The city of Shenzhen, where I’ve been living for the past two months or so, borders Hong Kong in several places. This allows residents of either an easy transit to the other side, or so in theory. In reality, I arrived at the border in Hong Kong at about 9:30 A.M. to see massive crowds of people already waiting to cross the border at 福田口岸 / Futian Kou’an / Futian Port, one of the many border connections between Hong Kong and Shenzhen. At this one, there was an on-land immigration port, a glass walkway over the body of water separating the two locations, and right on the other side was the Hong Kong subway, waiting to take passengers into the center of the city.

Here are the steps I went through to get from Shenzhen to Hong Kong:

  1. Border security on the mainland China side. Time: 1 hour
  2. Border security on the Hong Kong side. Yes, in fact, this security is the exact same as the security on the China side. But for some reason they felt they should do it twice. Time: 1 hour
  3. Purchase subway tickets for Hong Kong. Not as easy as it sounds. Time: 1 hour. See sub steps:
    1. Wait in 15-person line for ticket machine. Discover that they do not accept RMB, nor debit cards, despite being just over the Chinese border and catering directly to people who have obviously just come from China. Set off to find Hong Kong dollars.

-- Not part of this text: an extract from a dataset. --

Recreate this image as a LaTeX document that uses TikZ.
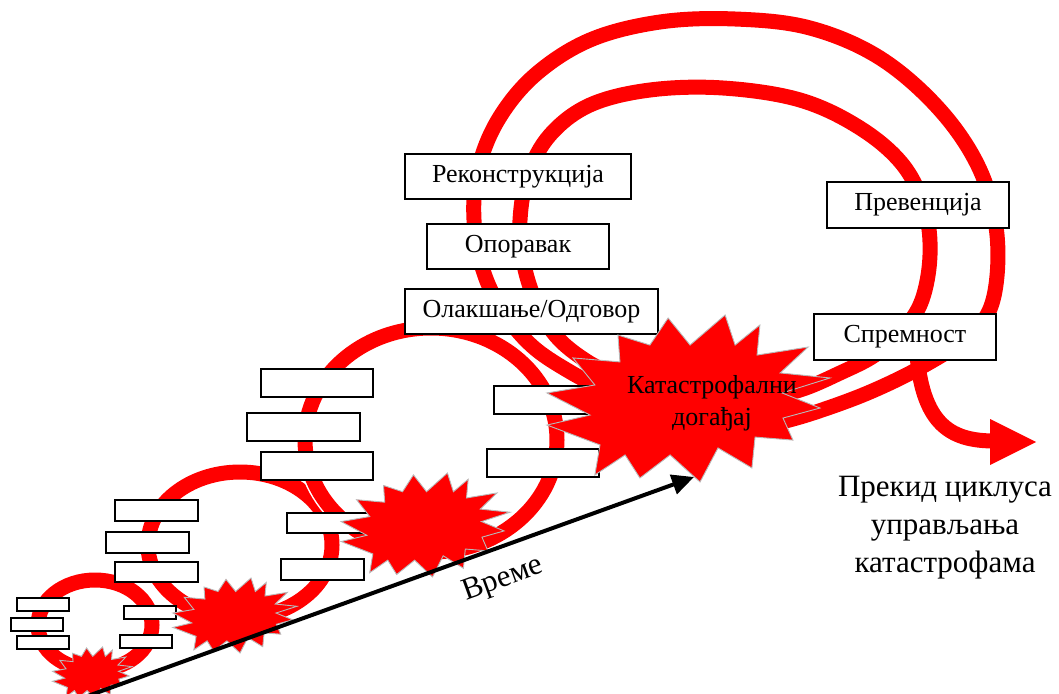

    2. Decide not to wait in 60-person customer service line to exchange cash. Find ATM instead. Obtain HKD!
    3. Wait in 15-person line again at new ticket machine to use HKD. Discover that I cannot use $100 HKD on machine unless ticket is greater than $50 HKD. Ticket is $49.50. Scream in rage.
    4. Return to ATM only to find that it solely distributes $100 HKD.
    5. Wait in 15-person line for third time trying not to rip out my hair. Purchase two subway tickets and call it a day.
  4. Ride subway into Central. Time: 1 more hour
  5. Grand total to reach the city: 4 hours. 啊呀!